Сэлинджер: тоска по неподдельности

Зверев Алексей Матвеевич

Введите сюда краткую аннотацию

Загадочность Сэлинджера не перестает изумлять даже через тридцать лет после его фактического ухода из литературы. Так и не выяснены причины, побудившие к такому решению: чувство исчерпанности своих писательских возможностей? Опасение повторять и тиражировать себя? Но, может быть, вернее предположить какой-то глубокий перелом во взглядах, нечто родственное пережитому Толстым, который к старости находил ничтожными и постыдными свои художественные сочинения. Или отшельничество, которое предположительно должно увенчаться гениальной, всеобъемлющей книгой. Так уже бывало в истории литературы. Вспомним второй том «Мертвых душ», над которым Гоголь бился столько лет и даже как будто достиг цели, во всяком случае, сообщил младшему Щепкину, что работа окончена, — но лишь с тем, чтобы в тот же вечер высмеять «этот вздор».

Существовала или нет хотя бы вчерне законченная рукопись злосчастного тома, мы достоверно никогда не узнаем, и похоже, не менее таинственной останется судьба «большой книги» Сэлинджера, если, конечно, она не миф. Периодически сообщения о его сенсационном романе, вроде бы уже почти готовом для печати, появлялись в газетах до середины 80-х годов.
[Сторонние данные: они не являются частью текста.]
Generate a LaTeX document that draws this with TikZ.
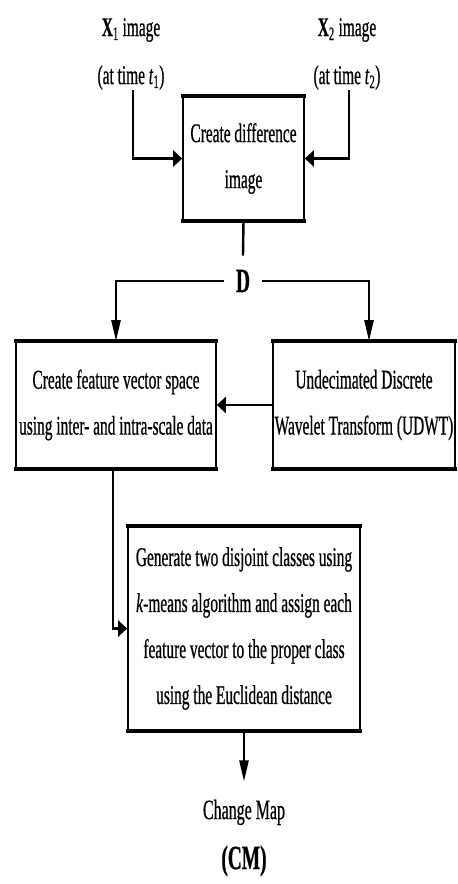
\documentclass[tikz,border=0pt]{standalone}
\usepackage{fontspec}
\setmainfont[FakeStretch=0.57, FakeBold=0.6]{Liberation Serif}
\usetikzlibrary{arrows.meta}

\tikzset{
  stepbox/.style={draw, line width=1.6pt, inner sep=0pt, align=center,
                  font=\fontsize{27}{46}\selectfont},
  inlabel/.style={inner sep=0pt, align=center, font=\fontsize{27}{48}\selectfont},
  wire/.style={line width=2.4pt},
  varr/.style={wire, -{Triangle[length=21pt,width=9pt]}},
  harr/.style={wire, -{Triangle[length=9pt,width=16pt]}},
  rim/.style={line width=4pt, line cap=butt, shorten <=-0.8pt, shorten >=-0.8pt},
}

\begin{document}
\begin{tikzpicture}[x=1pt,y=-1pt]
\useasboundingbox (0,0) rectangle (458,884);

% inputs
\node[inlabel] (x1) at (131,54) {\textbf{X}\textsubscript{1} image\\(at time \textit{t}\textsubscript{1})};
\node[inlabel] (x2) at (347,54) {\textbf{X}\textsubscript{2} image\\(at time \textit{t}\textsubscript{2})};

% processing steps
\node[stepbox, minimum width=121pt, minimum height=123pt] (diff) at (243.5,158.5)
  {Create difference\\image};
\node[font=\fontsize{34}{34}\selectfont\bfseries, inner xsep=12pt, inner ysep=14pt] (D) at (243,281) {D};
\node[stepbox, minimum width=200pt, minimum height=126pt] (feat) at (116,405)
  {Create feature vector space\\using inter- and intra-scale data};
\node[stepbox, minimum width=182pt, minimum height=126pt] (udwt) at (364,405)
  {Undecimated Discrete\\Wavelet Transform (UDWT)};
\node[stepbox, minimum width=232pt, minimum height=203pt] (gen) at (244,628.5)
  {Generate two disjoint classes using\\\textit{k}-means algorithm and assign each\\feature vector to the proper class\\using the Euclidean distance};

% output
\node[inner xsep=0pt, inner ysep=18pt, align=center, font=\fontsize{28}{50}\selectfont]
  (cm) at (244,838) {Change Map\\\fontsize{34}{50}\selectfont\textbf{(CM)}};

% heavy top and bottom rims of the boxes
\foreach \b in {diff,feat,udwt,gen} {
  \draw[rim] (\b.north west) -- (\b.north east);
  \draw[rim] (\b.south west) -- (\b.south east);
}

% connectors
\draw[harr] ([xshift=2pt]x1.south) |- (diff.west);
\draw[harr] ([xshift=2pt]x2.south) |- (diff.east);
\draw[wire] (diff.south) -- (D.north);
\draw[varr] (D.west) -| (feat.north);
\draw[varr] (D.east) -| ([xshift=5pt]udwt.north);
\draw[harr] (udwt.west) -- (feat.east);
\draw[harr] ([xshift=-3pt]feat.south) |- (gen.west);
\draw[varr] (gen.south) -- (cm.north);
\end{tikzpicture}
\end{document}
Но каждый раз выяснялось, что это очередная выдумка погорячившихся журналистов. В отличие от Гоголя, Сэлинджер не возмущался, не опровергал, давая понять, что его вообще не затрагивает мирская суета. Слухи увядали сами собой. Потом они прекратились вовсе. Сэлинджера оставили в покое, хотя время от времени возобновляются разговоры о его странной жизни в городе Корниш, который стоит на берегу реки Коннектикут.

Проверить эти пересуды невозможно, потому что Сэлинджер категорически отказывается от интервью и публичных выступлений, не поддерживая никаких контактов ни с литературной, ни с читательской средой. Упорно держится мнение, что затворником он стал после того, как обратился к буддизму, и что новообретенная вера заставила его отказаться от творчества как слишком мирского занятия. В Корнише у Сэлинджера дом с садом, обнесенным высокой оградой. Никто из соседей там не бывает, но, впрочем, соседей и нет, дом стоит на проселке, ведущем из города к дальним фермам.

Известно, правда, что посреди сада построено что-то наподобие летнего домика. Говорят, своими очертаниями он напоминает замок Мюзо, старинное поместье в Швейцарии, которое купили для Рильке друзья сразу после первой мировой войны. Там стареющий немецкий поэт пережил необычайный прилив вдохновения, которому мировая лирика обязана «Дуинезскими элегиями», написанными за несколько недель.

Сэлинджер, преклоняющийся перед Рильке, — об этом есть несколько достоверных свидетельств, — в своем замке провел уже несколько десятилетий, но пока из-под его пера не вышло ничего сколько-нибудь заметного. Вообще ничего. По слухам, чуть ли не ежедневно он с утра запирается во флигеле, проводя там долгие часы, посвященные — чему? Рукописи, которой, как той гоголевской, сожженной, назначено стать откровением, явив миру абсолютную нравственную истину? Или медитации, внутреннему созерцанию и самовоспитанию? Скорее второе, так как и творчество всегда было для Сэлинджера поиском того, что в мифопоэтических индийских текстах именуется «сатья» — ценностей, даруемых единством бытия и истины. Но родится или не родится из подобных медитаций текст, который мог бы стать одним из самых значительных документов духовной истории нашего времени, — об этом остается только гадать.